The key point, of course, is:

It is important to point out that a licence does not confer ownership rights. It merely specifies the conditions upon which databases and other copyright works can be used and exploited, and by whom. At the end of the subscription period they may well no longer have access to the materials. Indeed, it may even be a requirement of the contract that anything which has been downloaded from the electronic information product is deleted at the end of the contract term.

In other words, "Oh sure, we'll sell you this stuff - but we're going to take it back when George snips another $39 million."

Both of these items courtesy of Charles Bailey's Scholarly Electronic Publishing Weblog

Librarians in court

This from Yahoo News:

In a hotly contested lawsuit before a federal appeals court, two peer-to-peer companies are about to gain a vast army of allies: America's librarians.

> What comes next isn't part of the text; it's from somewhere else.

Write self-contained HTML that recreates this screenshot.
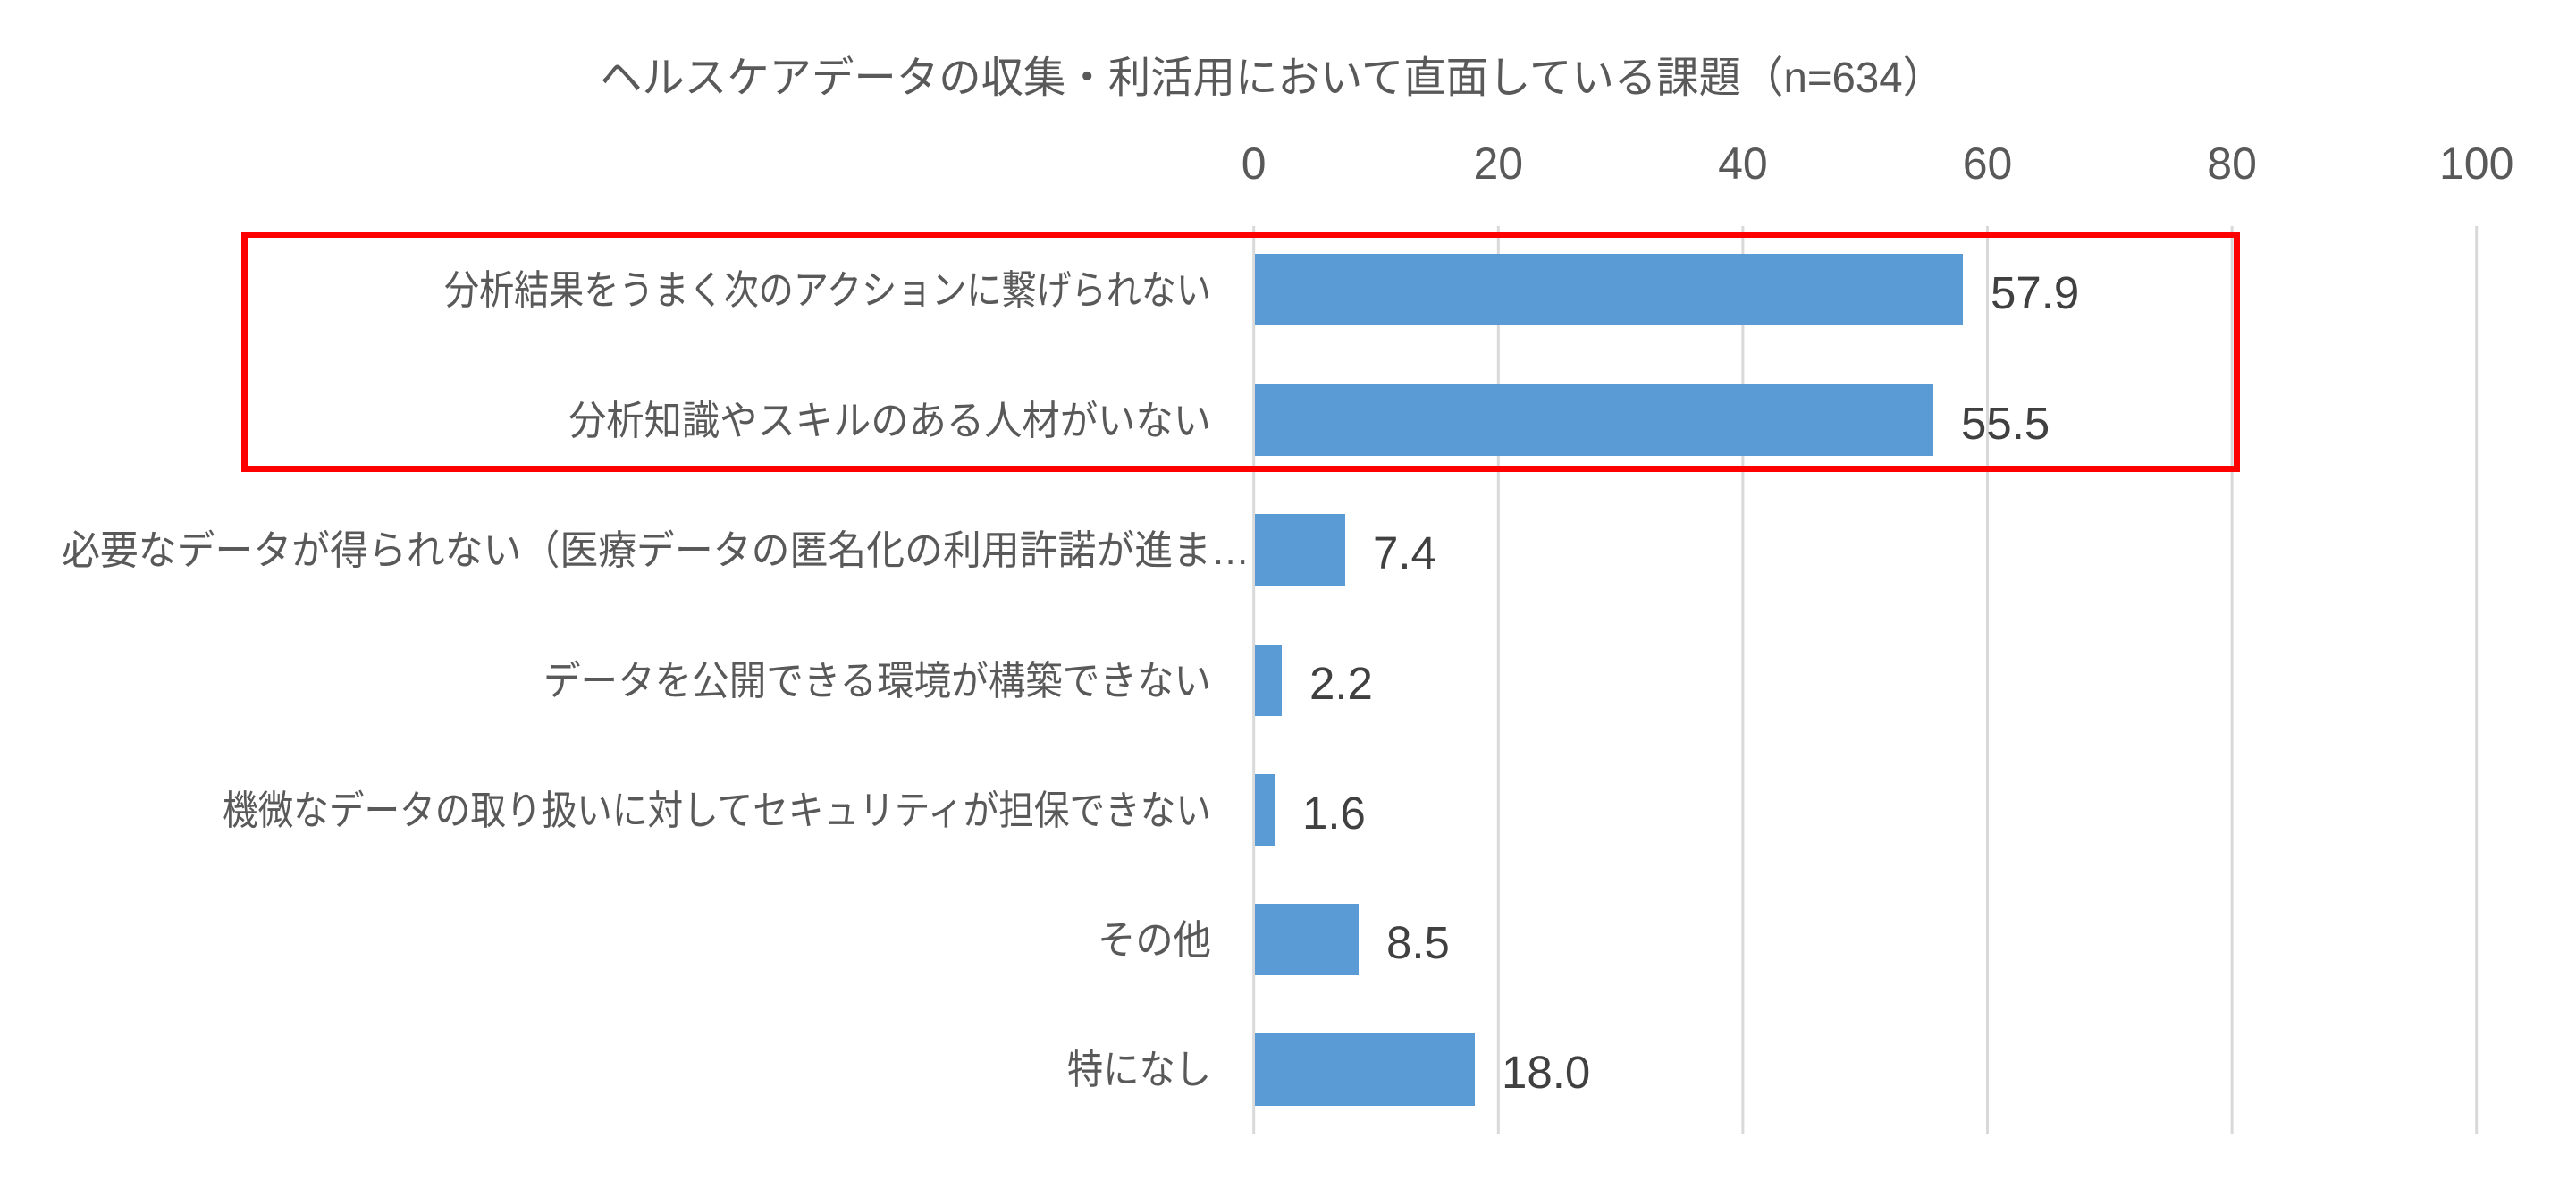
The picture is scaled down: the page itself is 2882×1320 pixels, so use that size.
<!DOCTYPE html>
<html><head><meta charset="utf-8"><style>
html,body{margin:0;padding:0;background:#fff;}
svg{display:block;}
.j{font-family:"Liberation Sans","Noto Sans CJK JP",sans-serif;fill:#595959;}
.v{font-family:"Liberation Sans",sans-serif;fill:#404040;font-size:51px;}
.t{font-family:"Liberation Sans",sans-serif;fill:#595959;font-size:50px;}
</style></head><body>
<svg width="2882" height="1320" viewBox="0 0 2882 1320" xmlns="http://www.w3.org/2000/svg">
<text class="j" x="671" y="103" font-size="48" textLength="1505" lengthAdjust="spacingAndGlyphs">ヘルスケアデータの収集・利活用において直面している課題（n=634）</text>
<g stroke="#D9D9D9" stroke-width="3">
<line x1="1402.7" y1="253" x2="1402.7" y2="1268"/>
<line x1="1676.3" y1="253" x2="1676.3" y2="1268"/>
<line x1="1949.9" y1="253" x2="1949.9" y2="1268"/>
<line x1="2223.5" y1="253" x2="2223.5" y2="1268"/>
<line x1="2497.1" y1="253" x2="2497.1" y2="1268"/>
<line x1="2770.7" y1="253" x2="2770.7" y2="1268"/>
</g>
<g class="t" text-anchor="middle">
<text x="1402.7" y="200">0</text>
<text x="1676.3" y="200">20</text>
<text x="1949.9" y="200">40</text>
<text x="2223.5" y="200">60</text>
<text x="2497.1" y="200">80</text>
<text x="2770.7" y="200">100</text>
</g>
<g fill="#5B9BD5">
<rect x="1404" y="284" width="792" height="80"/>
<rect x="1404" y="430" width="759" height="80"/>
<rect x="1404" y="575" width="101" height="80"/>
<rect x="1404" y="721" width="30" height="80"/>
<rect x="1404" y="866" width="22" height="80"/>
<rect x="1404" y="1011" width="116" height="80"/>
<rect x="1404" y="1156" width="246" height="81"/>
</g>
<g class="v">
<text x="2227" y="345">57.9</text>
<text x="2194" y="491">55.5</text>
<text x="1536" y="636">7.4</text>
<text x="1465" y="782">2.2</text>
<text x="1457" y="927">1.6</text>
<text x="1551" y="1072">8.5</text>
<text x="1680" y="1217">18.0</text>
</g>
<g class="j" font-size="45">
<text x="497" y="340" textLength="858" lengthAdjust="spacingAndGlyphs">分析結果をうまく次のアクションに繋げられない</text>
<text x="636" y="486" textLength="719" lengthAdjust="spacingAndGlyphs">分析知識やスキルのある人材がいない</text>
<text x="69" y="631" textLength="1329" lengthAdjust="spacingAndGlyphs">必要なデータが得られない（医療データの匿名化の利用許諾が進ま…</text>
<text x="608" y="777" textLength="747" lengthAdjust="spacingAndGlyphs">データを公開できる環境が構築できない</text>
<text x="249" y="922" textLength="1106" lengthAdjust="spacingAndGlyphs">機微なデータの取り扱いに対してセキュリティが担保できない</text>
<text x="1228" y="1067" textLength="127" lengthAdjust="spacingAndGlyphs">その他</text>
<text x="1194" y="1212" textLength="161" lengthAdjust="spacingAndGlyphs">特になし</text>
</g>
<rect x="273.5" y="262.5" width="2229" height="262" fill="none" stroke="#FF0000" stroke-width="7"/>
</svg>
</body></html>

The five major US library associations are planning to file a legal brief Friday siding with Streamcast Networks and Grokster in the California suit, brought by the major record labels and Hollywood studios. The development could complicate the Recording Industry Association of America's efforts to portray file-swapping services as rife with spam and illegal pornography.

According to an attorney who has seen the document, the brief argues that Streamcast -distributor of the Morpheus software - and Grokster should not be shut down. It asks the 9th Circuit Court of Appeals to uphold the April decision by a Los Angeles judge that dismissed much of the entertainment industry's suit against the two peer-to-peer companies.